Hélas, les faits sont têtus : la place croissante des services dans l’économie (la tertiarisation) et la numérisation de la production pourraient nous faire espérer cette sobriété. Mais, en réalité, jamais les sociétés dites « post-industrielles » n’ont consommé autant de ressources matérielles.

Le passage aux énergies renouvelables ne signifie pas la fin de toute contrainte quantitative, bien au contraire. Au « pic pétrolier » risque en effet de succéder un « pic minéralier » : la conversion massive à l’électricité requiert des quantités considérables de métaux rares (lithium pour les batteries, cuivre pour les câbles, aimants permanents pour les éoliennes).
C’est là sans doute une des raisons de la remarquable lenteur de la transition énergétique : le mix énergétique mondial n’a évolué que fort peu au fil des décennies.

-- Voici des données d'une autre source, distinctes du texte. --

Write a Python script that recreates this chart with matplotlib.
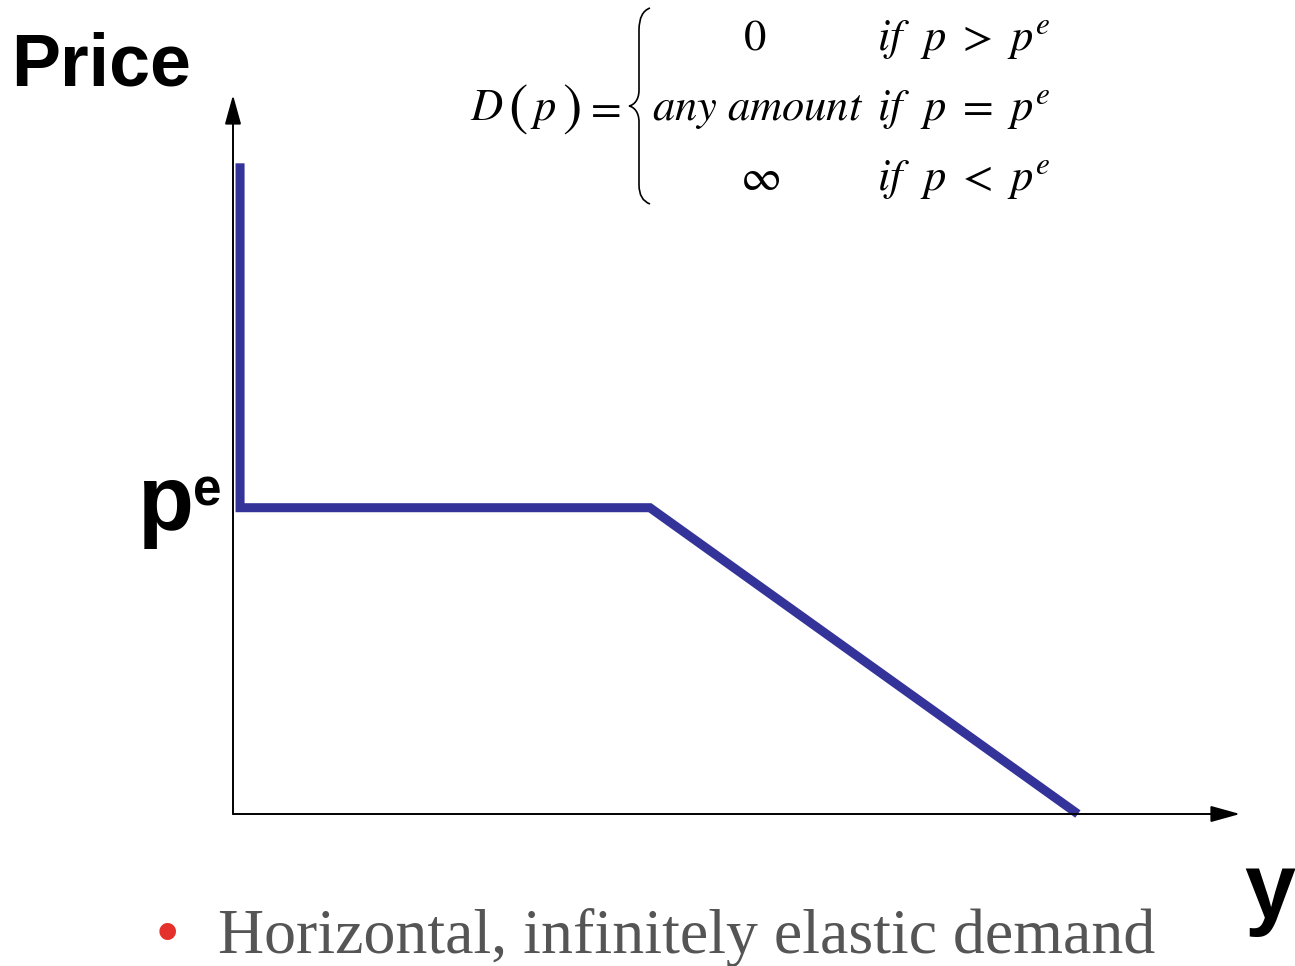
import matplotlib
matplotlib.use("Agg")
import matplotlib.pyplot as plt
from matplotlib.path import Path
from matplotlib.patches import PathPatch

# ---- data (in axis units, 0..100) ----
curve_x = [0.7, 0.7, 41.4, 83.9]
curve_y = [90.5, 42.6, 42.6, 0.0]
pe_level = 42.6

y_label = "Price"
x_label = "y"
pe_main = "p"
pe_sup = "e"
bullet_text = "Horizontal, infinitely elastic demand"
eq_values = [r"$0$", r"$any\ amount$", r"$\infty$"]
eq_conditions = [r"$if\ \ p\ >\ p^{e}$", r"$if\ \ p\ =\ p^{e}$", r"$if\ \ p\ <\ p^{e}$"]

W, H = 1295, 966
fig = plt.figure(figsize=(W / 100, H / 100), dpi=100)
plt.rcParams["mathtext.fontset"] = "stix"


def fx(px):
    return px / W


def fy(py):
    return 1 - py / H


ax = fig.add_axes([fx(233), fy(814), fx(1240) - fx(233), fy(95) - fy(814)])
ax.set_xlim(0, 100)
ax.set_ylim(0, 100)
ax.axis("off")

# axes with arrows
arrow = dict(arrowstyle="-|>,head_length=0.9,head_width=0.25", color="black",
             lw=1.4, mutation_scale=20, shrinkA=0, shrinkB=0)
ax.annotate("", xy=(1, 0), xytext=(0, 0), xycoords="axes fraction", arrowprops=arrow)
ax.annotate("", xy=(0, 1), xytext=(0, 0), xycoords="axes fraction", arrowprops=arrow)

# demand curve
ax.plot(curve_x, curve_y, color="#333399", lw=6.5, solid_joinstyle="miter",
        solid_capstyle="butt", clip_on=False)

# labels
fig.text(fx(11), fy(85), y_label, fontsize=53, fontweight="bold",
         family="Liberation Sans", va="baseline", ha="left")
fig.text(fx(138), fy(530), pe_main, fontsize=66, fontweight="bold",
         family="Liberation Sans", va="baseline", ha="left")
fig.text(fx(193), fy(505), pe_sup, fontsize=37, fontweight="bold",
         family="Liberation Sans", va="baseline", ha="left")
fig.text(fx(1244), fy(918), x_label, fontsize=66, fontweight="bold",
         family="Liberation Sans", va="baseline", ha="left")

# equation: left-hand side
fig.text(fx(470), fy(120), r"$D$", fontsize=32, va="baseline", ha="left")
fig.text(fx(508), fy(124), r"$($", fontsize=42, va="baseline", ha="left")
fig.text(fx(530), fy(120), r"$p$", fontsize=32, va="baseline", ha="left")
fig.text(fx(562), fy(124), r"$)$", fontsize=42, va="baseline", ha="left")
fig.text(fx(584), fy(120), r"$=$", fontsize=32, va="baseline", ha="left")

rows_y = [50, 120, 190]
val_x = [755, 652, 760]
val_ha = ["center", "left", "center"]
for v, c, ry, vx, vha in zip(eq_values, eq_conditions, rows_y, val_x, val_ha):
    fig.text(fx(vx), fy(ry), v, fontsize=32, va="baseline", ha=vha)
    fig.text(fx(877), fy(ry), c, fontsize=32, va="baseline", ha="left")

# brace
verts = [(fx(650), fy(8)), (fx(639), fy(12)), (fx(639), fy(30)),
         (fx(639), fy(90)),
         (fx(639), fy(100)), (fx(634), fy(105)), (fx(629), fy(106)),
         (fx(634), fy(107)), (fx(639), fy(112)), (fx(639), fy(122)),
         (fx(639), fy(185)),
         (fx(639), fy(200)), (fx(650), fy(204))]
codes = [Path.MOVETO, Path.CURVE3, Path.CURVE3, Path.LINETO,
         Path.CURVE4, Path.CURVE4, Path.CURVE4,
         Path.CURVE4, Path.CURVE4, Path.CURVE4,
         Path.LINETO, Path.CURVE3, Path.CURVE3]
fig.patches.append(PathPatch(Path(verts, codes), transform=fig.transFigure,
                             facecolor="none", edgecolor="black", lw=1.2))

# bullet text
fig.text(fx(157), fy(952), "\u2022", fontsize=44, color="#e5312b",
         family="Liberation Sans", va="baseline", ha="left")
fig.text(fx(218), fy(953), bullet_text, fontsize=46, color="#555555",
         family="Liberation Serif", va="baseline", ha="left")

fig.savefig("out.png", dpi=100)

C’est pourquoi les « pessimistes » s’opposent aux « optimistes ». Ces derniers sont confiants dans les capacités du progrès technique à relever les défis des nouvelles énergies. Les premiers, en revanche, considèrent que les EnR ne pourront pas vraiment prendre le relais des ressources fossiles, dont l’épuisement entraînera le déclin inéluctable de la civilisation industrielle.
Certes, la réalisation de ce scénario noir aurait un avantage : le ralentissement économique finirait par réduire les émissions de gaz à effet de serre et allégerait donc la pression sur l’environnement. Mais il serait sans doute trop tard pour éviter à la planète un dérèglement irréversible de ses mécanismes naturels.